Musculoskeletal First Contact Practitioners
Practitioners can come from a range of allied health profession (AHP) disciplines including physiotherapy, osteopathy and podiatry. As part of HEE’s advanced clinical practice (ACP) developments, we are supporting the growth of first contact practice (FCP), designed to deliver a streamlined, person-centred service and support the growing demands on general practice and secondary care. Take a look at the NHS England website for more Musculoskeletal information.
HEE is supporting the national NHS England MSK FCP programme that involves the evaluation of 41 pilots – one in virtually all Sustainability and Transformation Partnerships (STP) in England. Our support to the national MSK FCP programme includes a range of developments building upon previous work.
We have developed a series of videos on MSK first contact practitioners to explain the role and its benefits - take a look at eth overview below.
First contact practice is an increasingly established model of care designed to deliver a streamlined, patient-centred service and support the growing demands on general practice and secondary care. This overview demonstrates the efficacy of this service both in quality of outcomes as well as efficiency – people see the right person, in the right place, first time.
Find out more about the long term qualitative and quantitative impact of musculoskeletal first contact practice. Musculoskeletal First Contact Practitioners in Cheshire and Wirral are increasing the skill mix, capability and capacity of primary care, whilst providing timely effective musculoskeletal care to individuals.
Find out more about the host-provider model for first contact musculoskeletal care and how this can ensure both high quality timely clinical care but also provide robust training for new practitioners and support existing staff.
Hear about the musculoskeletal first contact practitioner service in Frimley Health NHS Foundation Trust including an accelerated learning programme and how this can ensure a steady flow of highly skilled clinicians into first contact practitioner posts
Published in June 2018, the HEE-commissioned ‘MSK core capabilities framework for first contact practitioners’, sets the minimum standard for professionals working in these roles, as not all FCP roles are advanced clinical practice level. The framework is now in use to support the development of a skilled and well-integrated multidisciplinary workforce.
Related document: MSK core capabilities framework for first contact practitioners’
As part of the national work in advanced clinical practice an MSK ACP project group, is developing resources to support clinicians, higher education institutes, providers and professional bodies to understand what MSK ACP roles look like, who might do them and how we support practitioners’ learning and development. The suite of resources will illustrate these roles and how we develop them including a series of case study videos.
A national multi-professional network for MSK FCP jointly funded with the Chartered Society of Physiotherapists (CSP) has been established and already has over 1000 multi-professional members. The network is open to all professions, as well as all interested parties, including commissioners, GP staff and researchers.

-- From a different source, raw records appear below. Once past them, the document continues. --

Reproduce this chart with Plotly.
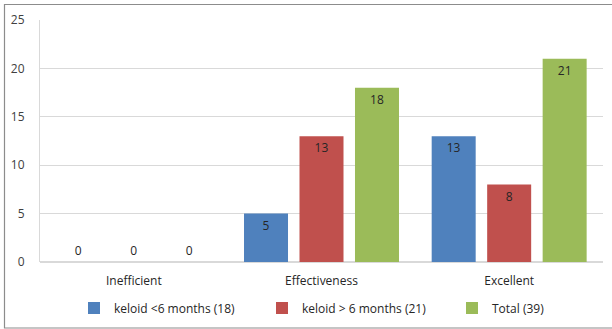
import plotly.graph_objects as go

categories = ["Inefficient", "Effectiveness", "Excellent"]
series_names = ["keloid <6 months (18)", "keloid > 6 months (21)", "Total (39)"]
keloid_lt6 = [0, 5, 13]
keloid_gt6 = [0, 13, 8]
total = [0, 18, 21]
colors = ["#4F81BD", "#C0504D", "#9BBB59"]
y_ticks = [0, 5, 10, 15, 20, 25]

FONT = "Open Sans"
legend_ids = ["legend", "legend2", "legend3"]
square_px = [97, 285, 475]  # reference legend square positions

fig = go.Figure()
for name, vals, col, lg in zip(series_names, [keloid_lt6, keloid_gt6, total], colors, legend_ids):
    fig.add_trace(go.Bar(
        x=categories, y=vals, name=name, legend=lg,
        marker=dict(color=col, line=dict(width=0)),
        text=[str(v) for v in vals],
        textposition=["outside" if v == 0 else "inside" for v in vals],
        insidetextanchor="end",
        textfont=dict(family=FONT, size=12, color="#262626"),
        cliponaxis=False,
    ))

legend_common = dict(orientation="h", xanchor="left", y=-0.19, yanchor="middle",
                     bgcolor="rgba(0,0,0,0)", itemwidth=30,
                     font=dict(family=FONT, size=12, color="#262626"))
legends = {}
for lg, sx in zip(legend_ids, square_px):
    legends[lg] = dict(legend_common, x=(sx - 9 - 40 - 14) / 563)

fig.update_layout(
    width=612, height=329,
    margin=dict(l=40, r=9, t=20, b=67, autoexpand=False),
    paper_bgcolor="white", plot_bgcolor="white",
    barmode="group", bargap=0.113, bargroupgap=0.207,
    font=dict(family=FONT, size=12, color="#404040"),
    showlegend=True,
    xaxis=dict(showline=False, ticks="", ticklabelstandoff=10,
               tickfont=dict(family=FONT, size=12, color="#262626")),
    yaxis=dict(range=[0, 25], tickvals=y_ticks, showgrid=True, gridcolor="#D9D9D9", gridwidth=1,
               showline=True, linecolor="#D9D9D9", linewidth=1, zeroline=True, zerolinecolor="#D9D9D9",
               ticks="", tickfont=dict(family=FONT, size=12, color="#404040"), ticklabelstandoff=12),
    shapes=[dict(type="rect", xref="paper", yref="paper",
                 x0=(4.5 - 40) / 563, x1=(640 - 40) / 563,
                 y0=(262 - 328) / 242, y1=(262 - 4.5) / 242,
                 line=dict(color="#8C8C8C", width=1.2), layer="below")],
    **legends,
)
fig.write_html("out.html")
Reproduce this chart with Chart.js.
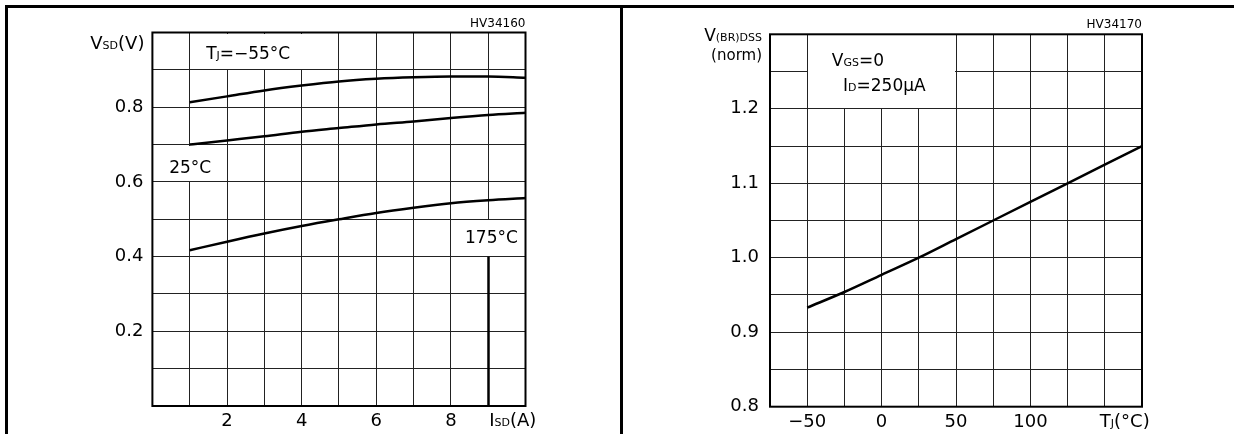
<!DOCTYPE html>
<html>
<head>
<meta charset="utf-8">
<script src="https://cdn.jsdelivr.net/npm/chart.js@4.4.1/dist/chart.umd.min.js"></script>
<style>
  html, body { margin: 0; padding: 0; background: #fff; }
  #wrap { position: relative; width: 1234px; height: 434px; overflow: hidden; background: #fff; }
  .rule { position: absolute; background: #000; }
  .pane { position: absolute; top: 0; height: 434px; }
</style>
</head>
<body>
<div id="wrap">
  <div class="rule" style="left:5px;top:5px;width:1229px;height:2.5px"></div>
  <div class="rule" style="left:5px;top:5px;width:2.5px;height:429px"></div>
  <div class="rule" style="left:620px;top:5px;width:2.5px;height:429px"></div>
  <div class="pane" style="left:0;width:620px"><canvas id="chartVsd"></canvas></div>
  <div class="pane" style="left:620px;width:614px"><canvas id="chartVbr"></canvas></div>
</div>
<script>
// datos
const isd = [1, 2, 3, 4, 5, 6, 7, 8, 9, 10];
const vsdM55 = [0.813, 0.829, 0.845, 0.858, 0.869, 0.876, 0.880, 0.882, 0.882, 0.879];
const vsd25 = [0.700, 0.711, 0.722, 0.734, 0.744, 0.754, 0.762, 0.771, 0.779, 0.785];
const vsd175 = [0.417, 0.440, 0.462, 0.482, 0.500, 0.517, 0.531, 0.543, 0.551, 0.557];
const isdLimit = [9, 0, 0.4]; // x, y desde, y hasta

const tj = [-50, -25, 0, 25, 50, 75, 100, 125, 150, 175];
const vbr = [0.933, 0.954, 0.977, 1.000, 1.025, 1.050, 1.075, 1.100, 1.125, 1.150];

const isdTicks = [2, 4, 6, 8];
const vsdTicks = [0.2, 0.4, 0.6, 0.8];
const tjTicks = [-50, 0, 50, 100];
const vbrTicks = [0.8, 0.9, 1.0, 1.1, 1.2];

const FONT = "DejaVu Sans";
const ink = "#000";

function pts(xs, ys) {
  return xs.map((x, i) => ({ x: x, y: ys[i] }));
}

// texto con subindices tipo versalita
function rich(ctx, x, y, parts, align) {
  let w = 0;
  parts.forEach(p => { ctx.font = p[1] + "px '" + FONT + "'"; w += ctx.measureText(p[0]).width; });
  let cx = align === "right" ? x - w : x;
  ctx.textBaseline = "alphabetic";
  ctx.textAlign = "left";
  parts.forEach(p => {
    ctx.font = p[1] + "px '" + FONT + "'";
    ctx.fillText(p[0], cx, y);
    cx += ctx.measureText(p[0]).width;
  });
}

function line(ctx, x1, y1, x2, y2, w) {
  ctx.lineWidth = w;
  ctx.beginPath();
  ctx.moveTo(x1, y1);
  ctx.lineTo(x2, y2);
  ctx.stroke();
}

// plugin: cajas blancas para las leyendas, textos y marco
function sheetPlugin(cfg) {
  return {
    id: "sheet",
    beforeDatasetsDraw(chart) {
      const { ctx, scales: { x, y } } = chart;
      ctx.save();
      ctx.fillStyle = "#fff";
      cfg.boxes.forEach(b => {
        const l = Math.round(x.getPixelForValue(b[0])) + 1;
        const r = Math.round(x.getPixelForValue(b[1])) - 1;
        const t = Math.round(y.getPixelForValue(b[3])) + 1;
        const bt = Math.round(y.getPixelForValue(b[2])) - 1;
        ctx.fillRect(l, t, r - l, bt - t);
      });
      ctx.fillStyle = ink;
      cfg.notes.forEach(n => {
        rich(ctx, x.getPixelForValue(n.x), y.getPixelForValue(n.y) + 6, n.parts, "left");
      });
      ctx.restore();
    },
    afterDraw(chart) {
      const { ctx, chartArea: a, scales: { x, y } } = chart;
      ctx.save();
      ctx.strokeStyle = ink;
      ctx.fillStyle = ink;
      ctx.lineWidth = 2;
      ctx.strokeRect(a.left, a.top, a.right - a.left, a.bottom - a.top);
      if (cfg.limit) {
        const px = Math.round(x.getPixelForValue(cfg.limit[0])) + 0.5;
        line(ctx, px, y.getPixelForValue(cfg.limit[1]), px, y.getPixelForValue(cfg.limit[2]), 2.5);
      }
      // codigo de figura
      ctx.font = "12px '" + FONT + "'";
      ctx.textAlign = "right";
      ctx.textBaseline = "middle";
      ctx.fillText(cfg.code, a.right, a.top - 9);
      // titulo eje y
      cfg.yTitle.forEach(t => rich(ctx, a.left - 8, a.top + t.dy, t.parts, "right"));
      // titulo eje x
      rich(ctx, x.getPixelForValue(cfg.xTitle.x) + cfg.xTitle.dx, a.bottom + 20, cfg.xTitle.parts, "left");
      ctx.restore();
    }
  };
}

function axisOpts(min, max, step, shown, fmt, pad, fit) {
  return {
    type: "linear",
    min: min,
    max: max,
    grid: { color: "#222", lineWidth: 1, drawTicks: false },
    border: { display: false },
    ticks: {
      stepSize: step,
      autoSkip: false,
      maxRotation: 0,
      padding: pad,
      color: ink,
      font: { family: FONT, size: 18 },
      callback: v => shown.some(s => Math.abs(s - v) < 1e-6) ? fmt(v) : ""
    },
    afterFit: fit
  };
}

function lineSet(data) {
  return {
    data: data,
    borderColor: ink,
    borderWidth: 2.5,
    pointRadius: 0,
    fill: false,
    cubicInterpolationMode: "monotone"
  };
}

const baseOpts = {
  responsive: true,
  maintainAspectRatio: false,
  animation: false,
  plugins: { legend: { display: false }, tooltip: { enabled: false } },
};

// ===== GRAFICO 1: VSD vs ISD =====
new Chart(document.getElementById("chartVsd"), {
  type: "line",
  data: {
    datasets: [
      lineSet(pts(isd, vsdM55)),
      lineSet(pts(isd, vsd25)),
      lineSet(pts(isd, vsd175))
    ]
  },
  options: Object.assign({}, baseOpts, {
    layout: { padding: { left: 0, right: 94.5, top: 32.5, bottom: 0 } },
    scales: {
      x: axisOpts(0, 10, 1, isdTicks, v => String(v), 5, s => { s.height = 28; }),
      y: axisOpts(0, 1, 0.1, vsdTicks, v => v.toFixed(1), 9, s => { s.width = 152.4; })
    }
  }),
  plugins: [sheetPlugin({
    boxes: [[1, 5, 0.9, 1.0], [0, 2, 0.6, 0.7], [8, 10, 0.4, 0.5]],
    notes: [
      { x: 1.44, y: 0.944, parts: [["T", 17], ["J", 11], ["=\u221255\u00b0C", 17]] },
      { x: 0.45, y: 0.641, parts: [["25\u00b0C", 17]] },
      { x: 8.38, y: 0.453, parts: [["175\u00b0C", 17]] }
    ],
    limit: isdLimit,
    code: "HV34160",
    yTitle: [{ dy: 16, parts: [["V", 18], ["SD", 11], ["(V)", 18]] }],
    xTitle: { x: 9, dx: 1, parts: [["I", 18], ["SD", 11], ["(A)", 18]] }
  })]
});

// ===== GRAFICO 2: V(BR)DSS normalizada vs TJ =====
new Chart(document.getElementById("chartVbr"), {
  type: "line",
  data: { datasets: [lineSet(pts(tj, vbr))] },
  options: Object.assign({}, baseOpts, {
    layout: { padding: { left: 0, right: 92, top: 34.3, bottom: 0 } },
    scales: {
      x: axisOpts(-75, 175, 25, tjTicks, v => String(v).replace("-", "\u2212"), 5, s => { s.height = 27.3; }),
      y: axisOpts(0.8, 1.3, 0.05, vbrTicks, v => v.toFixed(1), 11, s => { s.width = 150; })
    }
  }),
  plugins: [sheetPlugin({
    boxes: [[-50, 50, 1.2, 1.3]],
    notes: [
      { x: -33.5, y: 1.266, parts: [["V", 17], ["GS", 11], ["=0", 17]] },
      { x: -25.9, y: 1.232, parts: [["I", 17], ["D", 11], ["=250\u00b5A", 17]] }
    ],
    limit: null,
    code: "HV34170",
    yTitle: [
      { dy: 7, parts: [["V", 17], ["(BR)DSS", 11]] },
      { dy: 26, parts: [["(norm)", 15]] }
    ],
    xTitle: { x: 150, dx: -5, parts: [["T", 18], ["J", 11], ["(\u00b0C)", 18]] }
  })]
});
</script>
</body>
</html>
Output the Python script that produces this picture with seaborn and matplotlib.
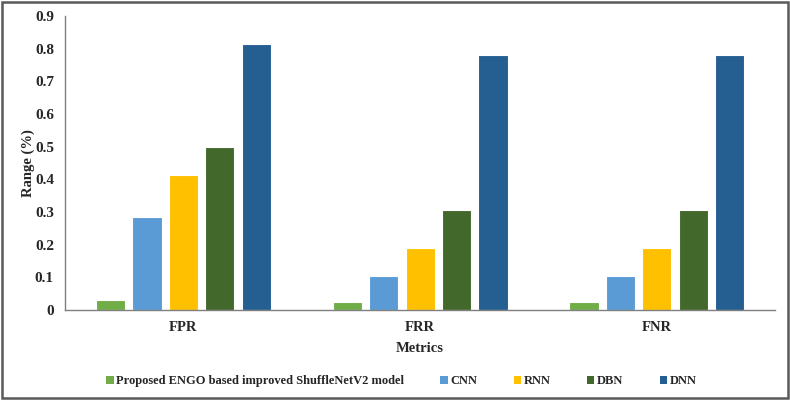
import matplotlib
matplotlib.use("Agg")
import matplotlib.pyplot as plt
import seaborn as sns
import pandas as pd
from matplotlib.patches import Rectangle

metrics = ["FPR", "FRR", "FNR"]
models = ["Proposed ENGO based improved ShuffleNetV2 model", "CNN", "RNN", "DBN", "DNN"]
proposed = [0.031, 0.024, 0.024]
cnn = [0.284, 0.105, 0.105]
rnn = [0.413, 0.191, 0.191]
dbn = [0.500, 0.307, 0.307]
dnn = [0.815, 0.780, 0.780]
colors = ["#70AD47", "#5B9BD5", "#FFC000", "#43682B", "#255E91"]

rows = []
for name, vals in zip(models, [proposed, cnn, rnn, dbn, dnn]):
    for m, v in zip(metrics, vals):
        rows.append({"Metric": m, "Model": name, "Value": v})
df = pd.DataFrame(rows)

sns.set_theme(style="white")
plt.rcParams["font.family"] = ["Liberation Serif", "DejaVu Serif"]
plt.rcParams["font.weight"] = "bold"

fig = plt.figure(figsize=(7.9, 4.0), dpi=100)
ax = fig.add_axes([0.0823, 0.225, 0.899, 0.735])
sns.barplot(data=df, x="Metric", y="Value", hue="Model", hue_order=models,
            palette=colors, width=0.77, gap=0.2, edgecolor="white", linewidth=0.8,
            saturation=1, ax=ax, legend=True)

ax.set_ylim(0, 0.9)
ax.set_yticks([0, 0.1, 0.2, 0.3, 0.4, 0.5, 0.6, 0.7, 0.8, 0.9])
ax.set_yticklabels(["0", "0.1", "0.2", "0.3", "0.4", "0.5", "0.6", "0.7", "0.8", "0.9"])
ax.set_xlim(-0.5, 2.5)
ax.tick_params(axis="y", length=0, labelsize=11, pad=8)
ax.tick_params(axis="x", length=0, labelsize=10.5, pad=8)
for lbl in ax.get_xticklabels() + ax.get_yticklabels():
    lbl.set_fontweight("bold")
ax.set_xlabel("Metrics", fontsize=10.5, fontweight="bold", labelpad=6)
ax.set_ylabel("Range (%)", fontsize=10.5, fontweight="bold", labelpad=0)
for s in ["top", "right"]:
    ax.spines[s].set_visible(False)
for s in ["left", "bottom"]:
    ax.spines[s].set_color("#7F7F7F")
    ax.spines[s].set_linewidth(1.0)

handles, labels = ax.get_legend_handles_labels()
ax.get_legend().remove()
leg = fig.legend(handles, labels, loc="center", bbox_to_anchor=(0.508, 0.047), ncol=5,
                 frameon=False, handlelength=0.6, handleheight=0.6,
                 handletextpad=0.2, columnspacing=2.9,
                 prop={"weight": "bold", "size": 9})
for h in leg.legend_handles:
    h.set_edgecolor("none")

fig.add_artist(Rectangle((0.002, 0.004), 0.995, 0.991, transform=fig.transFigure,
                         fill=False, edgecolor="#595959", linewidth=1.8))

fig.savefig("out.png", dpi=100)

Sylvia Wojciechowski, an Advanced Practice Physiotherapist and MSK First Contact Practitioner (FCP) lead at Frimley Health NHS Foundation Trust describes the role:
“When I first graduated, senior Physiotherapy roles were more inclined to management. The development of advanced practice has allowed senior clinicians to continue along a clinical route and first contact is a natural development of this, allowing people to see the right person at the right time and in the right place.
“GP practice patients are booked directly in to see one of my team allowing the GP to see the patients the need to see. The patients are thenassessed, given the appropriate selfcare and prevention advice about how to manage their problems and any necessary treatment.
“Since starting our service, referral rates to secondary care have reduced by 15% so there is a significant system-wide financial benefit from the FCP model and we now want to measure our belief that early intervention can prevent persistent and chronic problems developing. We have shown that we can manage 79% with self-care and physiotherapy. Capacity for general practice has increased both for the immediate and routine appointments. There has also been valuable shared learning between us, the GPs, other AHPs, and MDT clinicians working within primary care. Recent recruitment has shown that Physiotherapists are keen to work in these roles.
“The success of the FCP service has led us to create an accelerated learning program to develop other senior physiotherapists into the first contact role providing training in non-medical prescribing and injections, so that we can future proof the workforce.”